### DATA FOR THE TASK
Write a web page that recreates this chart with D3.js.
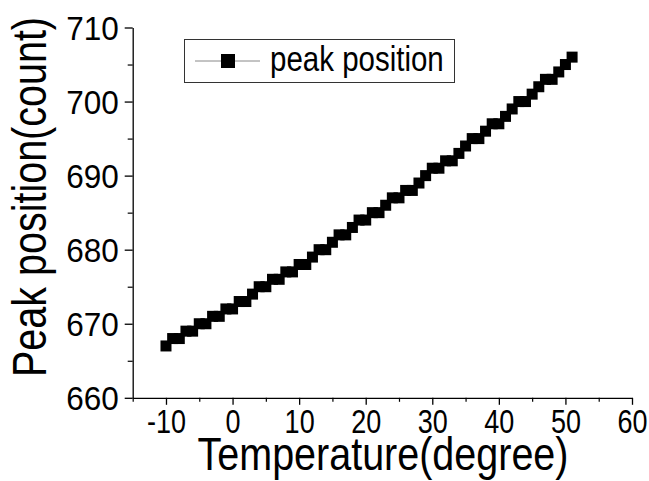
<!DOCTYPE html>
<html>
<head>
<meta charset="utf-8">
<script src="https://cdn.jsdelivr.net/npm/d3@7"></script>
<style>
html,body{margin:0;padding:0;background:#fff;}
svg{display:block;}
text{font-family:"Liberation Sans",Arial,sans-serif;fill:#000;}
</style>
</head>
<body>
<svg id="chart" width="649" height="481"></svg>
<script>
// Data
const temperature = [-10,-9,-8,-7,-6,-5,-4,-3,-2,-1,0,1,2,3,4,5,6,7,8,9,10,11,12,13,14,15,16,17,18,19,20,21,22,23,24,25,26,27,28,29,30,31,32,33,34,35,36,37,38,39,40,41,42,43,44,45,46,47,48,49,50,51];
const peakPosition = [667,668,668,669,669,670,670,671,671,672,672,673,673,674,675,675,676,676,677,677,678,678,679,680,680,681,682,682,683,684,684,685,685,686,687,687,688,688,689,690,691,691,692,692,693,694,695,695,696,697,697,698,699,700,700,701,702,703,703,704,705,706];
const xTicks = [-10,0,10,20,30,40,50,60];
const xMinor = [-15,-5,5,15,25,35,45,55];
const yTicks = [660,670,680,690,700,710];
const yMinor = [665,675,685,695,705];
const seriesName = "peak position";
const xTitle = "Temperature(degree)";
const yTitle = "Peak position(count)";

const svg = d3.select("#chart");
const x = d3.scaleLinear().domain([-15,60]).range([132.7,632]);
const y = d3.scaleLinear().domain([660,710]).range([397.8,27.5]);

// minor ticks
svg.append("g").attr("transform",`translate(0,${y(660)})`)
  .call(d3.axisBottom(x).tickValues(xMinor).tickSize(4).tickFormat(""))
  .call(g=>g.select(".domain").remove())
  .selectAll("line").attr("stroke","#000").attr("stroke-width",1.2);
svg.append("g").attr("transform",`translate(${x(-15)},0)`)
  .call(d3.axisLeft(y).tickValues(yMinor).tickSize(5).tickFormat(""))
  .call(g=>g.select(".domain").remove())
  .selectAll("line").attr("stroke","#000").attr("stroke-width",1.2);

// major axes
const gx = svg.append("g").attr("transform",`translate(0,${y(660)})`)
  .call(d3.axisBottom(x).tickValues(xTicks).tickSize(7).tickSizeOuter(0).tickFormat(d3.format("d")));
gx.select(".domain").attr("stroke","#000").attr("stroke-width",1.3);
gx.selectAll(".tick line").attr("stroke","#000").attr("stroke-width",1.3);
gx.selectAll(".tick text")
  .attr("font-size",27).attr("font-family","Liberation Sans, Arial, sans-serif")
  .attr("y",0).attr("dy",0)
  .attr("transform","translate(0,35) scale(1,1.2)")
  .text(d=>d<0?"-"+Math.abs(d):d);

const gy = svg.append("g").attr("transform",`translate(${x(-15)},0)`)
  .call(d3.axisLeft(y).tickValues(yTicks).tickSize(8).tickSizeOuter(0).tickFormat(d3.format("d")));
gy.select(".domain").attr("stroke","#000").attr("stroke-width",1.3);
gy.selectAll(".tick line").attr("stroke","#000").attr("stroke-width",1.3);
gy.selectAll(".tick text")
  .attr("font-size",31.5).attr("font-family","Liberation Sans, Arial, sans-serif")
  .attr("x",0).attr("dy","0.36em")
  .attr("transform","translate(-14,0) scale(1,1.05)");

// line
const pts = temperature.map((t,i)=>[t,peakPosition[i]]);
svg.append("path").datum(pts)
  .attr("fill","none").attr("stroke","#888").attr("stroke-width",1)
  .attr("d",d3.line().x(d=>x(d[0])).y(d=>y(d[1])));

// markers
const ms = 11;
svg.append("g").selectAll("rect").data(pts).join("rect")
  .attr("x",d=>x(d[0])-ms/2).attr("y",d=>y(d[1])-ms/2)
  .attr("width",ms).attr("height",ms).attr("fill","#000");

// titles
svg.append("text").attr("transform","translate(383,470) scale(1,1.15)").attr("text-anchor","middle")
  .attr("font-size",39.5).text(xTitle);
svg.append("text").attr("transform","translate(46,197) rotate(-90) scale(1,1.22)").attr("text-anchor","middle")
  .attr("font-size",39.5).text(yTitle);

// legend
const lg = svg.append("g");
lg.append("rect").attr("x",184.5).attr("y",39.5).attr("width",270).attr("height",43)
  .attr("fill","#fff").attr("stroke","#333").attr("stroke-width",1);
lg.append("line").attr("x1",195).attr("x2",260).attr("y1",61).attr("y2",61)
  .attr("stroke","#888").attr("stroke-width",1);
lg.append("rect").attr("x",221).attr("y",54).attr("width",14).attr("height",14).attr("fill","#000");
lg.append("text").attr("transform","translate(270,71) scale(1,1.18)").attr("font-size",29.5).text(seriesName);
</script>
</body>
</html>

--

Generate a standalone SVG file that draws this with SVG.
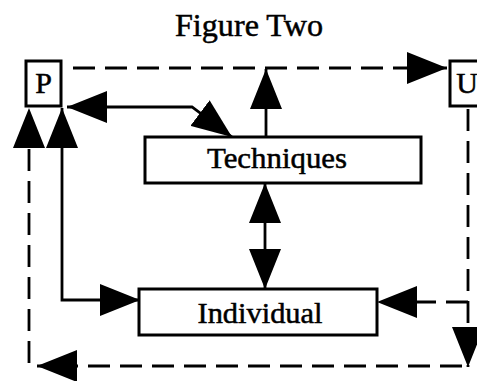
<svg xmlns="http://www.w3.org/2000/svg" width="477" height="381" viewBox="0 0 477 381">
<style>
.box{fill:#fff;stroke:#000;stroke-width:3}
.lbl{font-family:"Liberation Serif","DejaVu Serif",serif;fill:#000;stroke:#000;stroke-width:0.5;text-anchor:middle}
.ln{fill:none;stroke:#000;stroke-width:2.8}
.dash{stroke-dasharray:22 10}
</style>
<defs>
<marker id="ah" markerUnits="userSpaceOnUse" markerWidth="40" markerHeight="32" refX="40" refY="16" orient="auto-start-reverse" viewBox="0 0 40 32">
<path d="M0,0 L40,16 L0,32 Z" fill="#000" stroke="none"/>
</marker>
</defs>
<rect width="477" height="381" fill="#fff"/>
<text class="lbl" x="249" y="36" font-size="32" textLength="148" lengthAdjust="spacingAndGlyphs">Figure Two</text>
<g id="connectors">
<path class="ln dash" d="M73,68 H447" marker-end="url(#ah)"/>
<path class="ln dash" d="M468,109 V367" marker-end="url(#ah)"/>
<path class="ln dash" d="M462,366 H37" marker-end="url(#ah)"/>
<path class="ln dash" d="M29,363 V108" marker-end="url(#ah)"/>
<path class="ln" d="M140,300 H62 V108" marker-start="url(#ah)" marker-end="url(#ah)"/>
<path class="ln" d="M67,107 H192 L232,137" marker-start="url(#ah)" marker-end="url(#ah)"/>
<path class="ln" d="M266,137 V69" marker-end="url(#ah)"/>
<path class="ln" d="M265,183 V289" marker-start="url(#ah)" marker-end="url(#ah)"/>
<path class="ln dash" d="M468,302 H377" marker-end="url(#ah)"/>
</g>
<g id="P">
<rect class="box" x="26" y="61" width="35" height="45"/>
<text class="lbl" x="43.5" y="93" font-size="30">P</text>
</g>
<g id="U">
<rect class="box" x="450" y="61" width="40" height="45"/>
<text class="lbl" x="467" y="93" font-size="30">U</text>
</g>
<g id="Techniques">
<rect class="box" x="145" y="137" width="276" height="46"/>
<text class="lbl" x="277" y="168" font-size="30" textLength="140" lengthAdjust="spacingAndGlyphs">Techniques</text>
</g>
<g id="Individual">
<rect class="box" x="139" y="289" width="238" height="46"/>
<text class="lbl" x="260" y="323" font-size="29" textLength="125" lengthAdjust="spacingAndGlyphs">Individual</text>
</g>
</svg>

### THE TASK
Show the lines of the data that hold the word "chart".

### ANSWER TO THE PROBLEM
Write a web page that recreates this chart with D3.js.
<svg id="chart" width="649" height="481"></svg>
const svg = d3.select("#chart");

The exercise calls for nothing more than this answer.